Because the 10 schools are scattered between Annapolis and Harford County, Brown said, "transportation definitely becomes an issue" for many families. The archdiocese does not provide buses, but Caine said that could change in the fall depending on how the need shapes up.

The two receiving schools farthest from Gibbons are John Carroll in Bel Air and St. Mary's in Annapolis, which are 35 and 29 miles away, respectively. The closest is Mount St. Joseph, less than 3 miles away.

For the Fischer family, Mount St. Joseph would be easy in terms of transportation, and they might be able to manage the tuition increase of $1,000. But Brady Fischer, who plays football and lacrosse for the Crusaders, won't hear of it.

"I cannot play any sort of sport for my rival sports school," said Brady, 16, the oldest of three brothers and the only one now in Catholic school. "It's impossible."

For reasons of logistics, cost or comfort, the family has scratched out most of the other Catholic school options. Brady would be willing to go to Archbishop Spalding, where he has a friend and knows a coach, but his parents have ruled it out for several reasons. There's the location, their feeling that the large co-ed school - nearly 1,200 students - would be much like a public high school, and not least because it's run by the archdiocese. Mount St. Joseph is not.

Brady's father, Chris, is particularly upset about how Gibbons has been treated by the archdiocese.

"In my opinion they walked away from their people," said Chris, who did not attend Catholic schools himself. "The Catholic Church is what it is because of their people."

When the closing was announced, Chris Fischer demanded that Brady withdraw from Gibbons immediately. He was angry, but he was also thinking Brady needed to find another school as soon as possible to have any chance of making a varsity football squad in the fall. Family discussions since then have calmed.

Brady went to St. Augustine through eighth grade, then to Gibbons. He said the religious values at Gibbons have been as important to him as the camaraderie possible in a small school for boys.

Now, it seems likely he'll be enrolling at Howard High School in Ellicott City, a coeducational school of some 1,600 students, where his middle brother, Breccan, is a freshman.

Brady has friends at Howard and is getting used to the idea. He is thinking about football workouts starting in the summer, although he imagines the competition for a varsity slot will be more difficult.

Joe Klima comes from a Gibbons family. The junior, who has attended the school since sixth grade, was just inducted into the National Honor Society, planned to continue playing lacrosse on the varsity squad and expected to be elected senior class president. Now he is hoping to transfer to Spalding.

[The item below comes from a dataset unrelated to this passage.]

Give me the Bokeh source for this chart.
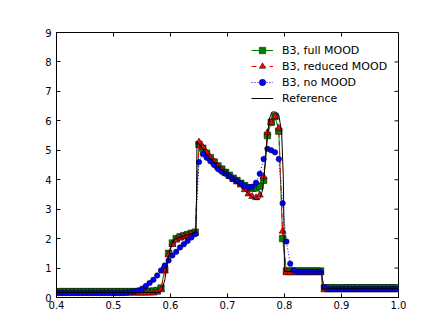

"The worst thing for me is that I won't graduate with my buddies," he said. "I feel like the rug has been pulled out from under me. I will be the only one in two generations of my family who doesn't graduate from here."

His father, Bruz Klima, who volunteers as director of alumni relations, said he has not given up hope for his alma mater. The family had planned to join a candlelight vigil that drew more than 100 people to the Baltimore Basilica Friday evening, hoping to get the attention of Archbishop Edwin F. O'Brien.

Lisa Saloka, whose daughter will be switching from Ascension to St. Augustine, said such appeals seem futile.

"This process has shown me one thing," the Halethorpe woman said. "The Archdiocese is not a democracy. It is a dictatorship."